In that respect, the policy in question is more like the law that confronted the Supreme Court in Church of the Lukumi Babalu Aye, Inc. v. City of Hialeah, 508 U.S. 520, 113 S.Ct. 2217, 124 L.Ed.2d 472 (1993). There the target was really a single religion, but the government is no more benignant when it targets all religions. As Justice Kennedy said:
In addressing the constitutional protection for free exercise of religion, our cases establish the general proposition that a law that is neutral and of general applicability need not be justified by a compelling governmental interest even if the law has the incidental effect of burdening a particular religious practice .... A law failing to satisfy these requirements must be justified by a compelling governmental interest and must be narrowly tailored to advance that interest.
Id. at 531-32, 113 S.Ct. at 2226. And the Court went on to point out that:
A law burdening religious practice that is not neutral or not of general application must undergo the most rigorous of scrutiny. To satisfy the commands of the First Amendment, a law restrictive of religious practice must advance “interests of the highest order” and must be narrowly tailored in pursuit of those interests.
Id. at 546, 113 S.Ct. at 2233 (citation omitted).
Of course, I recognize that the policy in question here does not impose a direct restriction on religious organizations; it simply denies a benefit that is available to virtually everyone else. To my mind, that is a distinction without a difference. It may well be that the government has a great deal of discretion when it grants benefits, and also attempts to distance itself from religion and the religious traditions of the American people. But as the Supreme Court has said, any state interest “in achieving greater separation of church and State than is already ensured under the Establishment Clause of the Federal Constitution ... is limited by the Free Exercise Clause.... ” Widmar, 454 U.S. at 276, 102 S.Ct. at 277.

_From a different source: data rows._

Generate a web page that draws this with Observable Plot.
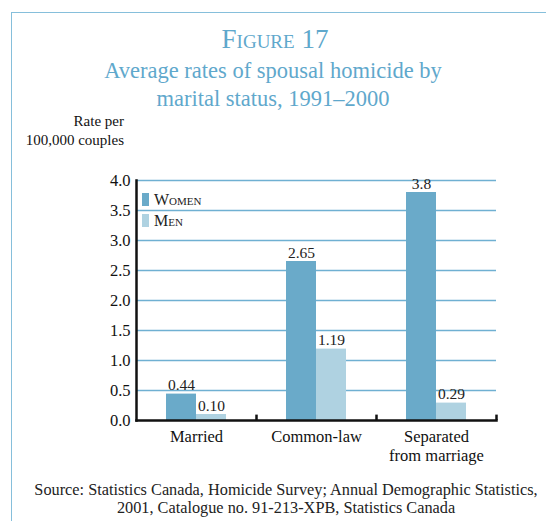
<!DOCTYPE html>
<html>
<head>
<meta charset="utf-8">
<script src="https://cdn.jsdelivr.net/npm/d3@7"></script>
<script src="https://cdn.jsdelivr.net/npm/@observablehq/plot@0.6"></script>
<style>
  html, body { margin: 0; padding: 0; background: #fff; }
  body { width: 546px; height: 521px; position: relative; overflow: hidden; font-family: "Liberation Serif", "Times New Roman", serif; }
  #chart svg, #chart svg text { font-family: "Liberation Serif", "Times New Roman", serif !important; }
  .border { position: absolute; left: 11px; top: 12px; right: -5px; bottom: -5px; border: 1.5px solid #86bfdb; }
  .title { position: absolute; width: 546px; text-align: center; color: #5fa8cc; }
  #t1 { top: 24px; font-size: 27px; font-variant: small-caps; left: 2px; }
  #t2 { top: 57px; font-size: 22.5px; line-height: 28px; left: 0px; }
  #ylab { position: absolute; right: 422px; top: 112px; text-align: right; font-size: 15px; line-height: 19px; color: #111; }
  #chart { position: absolute; left: 0; top: 160px; }
  #legend { position: absolute; left: 142px; top: 189px; font-size: 16px; font-variant: small-caps; color: #222; }
  #legend div { height: 21px; display: flex; align-items: center; }
  #legend span.sw { display: inline-block; width: 7px; height: 13px; margin-right: 5px; }
  #source { position: absolute; left: 13px; width: 546px; top: 481px; text-align: center; font-size: 16.3px; line-height: 18px; color: #222; }
</style>
</head>
<body>
<div class="border"></div>
<div class="title" id="t1">Figure 17</div>
<div class="title" id="t2">Average rates of spousal homicide by<br>marital status, 1991–2000</div>
<div id="ylab">Rate per<br>100,000 couples</div>
<div id="chart"></div>
<div id="legend"></div>
<div id="source">Source: Statistics Canada, Homicide Survey; Annual Demographic Statistics,<br>2001, Catalogue no. 91-213-XPB, Statistics Canada</div>
<script>
const categories = ["Married", "Common-law", "Separated\nfrom marriage"];
const series = ["Women", "Men"];
const women = [0.44, 2.65, 3.8];
const men = [0.10, 1.19, 0.29];
const womenLabels = ["0.44", "2.65", "3.8"];
const menLabels = ["0.10", "1.19", "0.29"];
const yTicks = [0, 0.5, 1, 1.5, 2, 2.5, 3, 3.5, 4];
const colors = ["#6aaac9", "#afd2e1"];

const wData = categories.map((c, i) => ({cat: c, v: women[i], label: womenLabels[i]}));
const mData = categories.map((c, i) => ({cat: c, v: men[i], label: menLabels[i]}));

const plot = Plot.plot({
  width: 546,
  height: 310,
  marginLeft: 136,
  marginRight: 50,
  marginTop: 20,
  marginBottom: 50,
  style: {fontFamily: "Liberation Serif, serif", fontSize: "15px", color: "#111", background: "transparent"},
  x: {domain: categories, padding: 0, label: null},
  y: {domain: [0, 4], label: null},
  marks: [
    Plot.ruleY(yTicks.filter(d => d > 0), {stroke: "#6fb0d2", strokeWidth: 1.5}),
    Plot.barY(wData, {x: "cat", y: "v", fill: colors[0], insetLeft: 30, insetRight: 60}),
    Plot.barY(mData, {x: "cat", y: "v", fill: colors[1], insetLeft: 60, insetRight: 30}),
    Plot.text(wData, {x: "cat", y: "v", text: "label", dx: -15, dy: -4, lineAnchor: "bottom", fontSize: 15.5, fill: "#222"}),
    Plot.text(mData, {x: "cat", y: "v", text: "label", dx: 15, dy: -4, lineAnchor: "bottom", fontSize: 15.5, fill: "#222"}),
    Plot.ruleX(categories, {x: d => d, dx: 60, y1: 0, y2: 0.09, stroke: "#111", strokeWidth: 2.5}),
    Plot.axisY({ticks: yTicks, tickFormat: d3.format(".1f"), tickSize: 0, tickPadding: 6, fontSize: 16.5, label: null}),
    Plot.axisX({tickSize: 0, tickPadding: 9, fontSize: 16.5, lineHeight: 1.1, label: null}),
    Plot.frame({anchor: "left", stroke: "#111", strokeWidth: 2.5}),
    Plot.frame({anchor: "bottom", stroke: "#111", strokeWidth: 2.5})
  ]
});
document.getElementById("chart").appendChild(plot);

const legend = document.getElementById("legend");
series.forEach((s, i) => {
  const row = document.createElement("div");
  const sw = document.createElement("span");
  sw.className = "sw";
  sw.style.background = colors[i];
  row.appendChild(sw);
  row.appendChild(document.createTextNode(s));
  legend.appendChild(row);
});
</script>
</body>
</html>
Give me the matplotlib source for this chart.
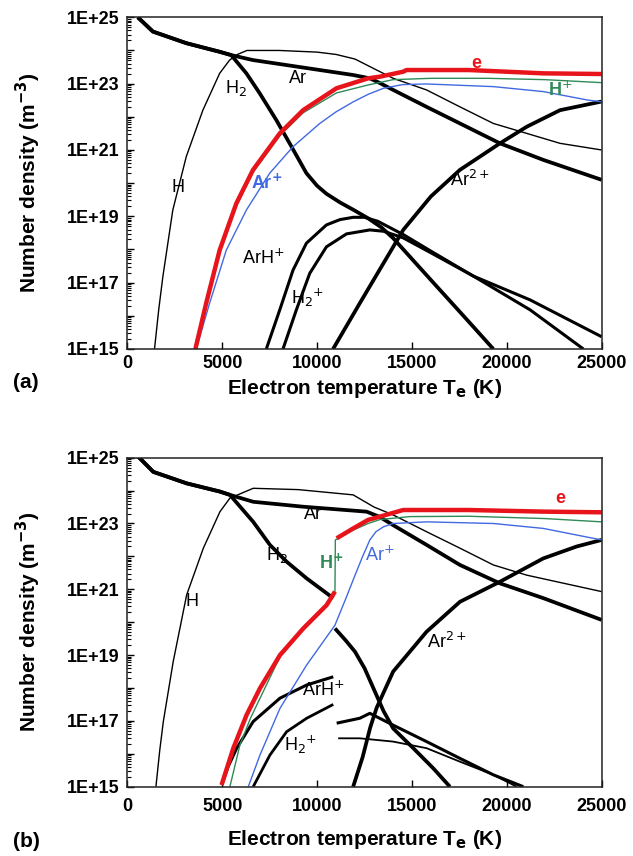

While it has never been called upon to rule directly on the question, the Court has often expressed its incredulity at any sug-*1085gestión that the Establishment Clause prohibits the extension of general public benefits to religious groups. That feeling is a recurrent theme. As the Court has often stated in varying ways, were it otherwise, “a church could not be protected by the police and fire departments, or have its public sidewalks kept in repair.” Roemer v. Board of Pub. Works, 426 U.S. 736, 747, 96 S.Ct. 2337, 2345, 49 L.Ed.2d 179 (1976); see also Widmar, 454 U.S. at 274-75, 102 S.Ct. at 277; cf. Walz v. Tax Comm’n, 397 U.S. 664, 672-75, 90 S.Ct. 1409, 1413-15, 25 L.Ed.2d 697 (1970) (granting of tax exemptions to churches does not violate the Establishment Clause any more than granting police and fire protection does).
But the City in its anxiety to avoid establishment problems has done just what the neutral demands of the religion clauses refuse to allow; it has run afoul of the Free Exercise Clause while it was at it. The City has done something very like denying police and fire protection to churches. It has allowed all other nonprofit organizations (except those that it already subsidizes) to cross the threshold that gives them the possibility of participation in a fund which allows the use of city facilities and services at no additional cost, but it has excluded religious organizations from those benefits. It is as if the City charged religious organizations, and only religious organizations, when firemen or policemen came to their facilities, or for the repair of sidewalks, or for the use or cleaning of roadways. That cannot be and is not constitutional. As the Supreme Court said over 50 years ago:
[S]uch is obviously not the purpose of the First Amendment. That Amendment requires the state to be a neutral in its relations with groups of religious believers and non-believers; it does not require the state to be their adversary. State power is no more to be used so as to handicap religions, than it is to favor them.
Everson v. Board of Educ., 330 U.S. 1, 18, 67 S.Ct. 504, 513, 91 L.Ed. 711 (1947). The City’s policy does handicap religious organizations by refusing to treat them in the way that it treats all other non-profit organizations.1
Religious organizations are not cankers on an otherwise healthy body politic. On the contrary, they tend to infuse us with all that is best in human nature and history, and they help prevent our democracy from becoming a kakistocracy. They should not be treated with hostility out of bigotry,2 or out of misguided constitutional affection, or out of fear of offending someone. They should be treated with neutrality. The Supreme Court has said that government can sometimes act with a “benevolent neutrality.” Walz, 397 U.S. at 676, 90 S.Ct. at 1415. It has never suggested that government can act with a *1086malevolent one. The blessings of our Constitution do not stop short of religion.
Thus, I respectfully dissent.
. See Mitchell v. Helms, 530 U.S. 793, 120 S.Ct. 2530, 2551-52, 147 L.Ed.2d 660 (2000).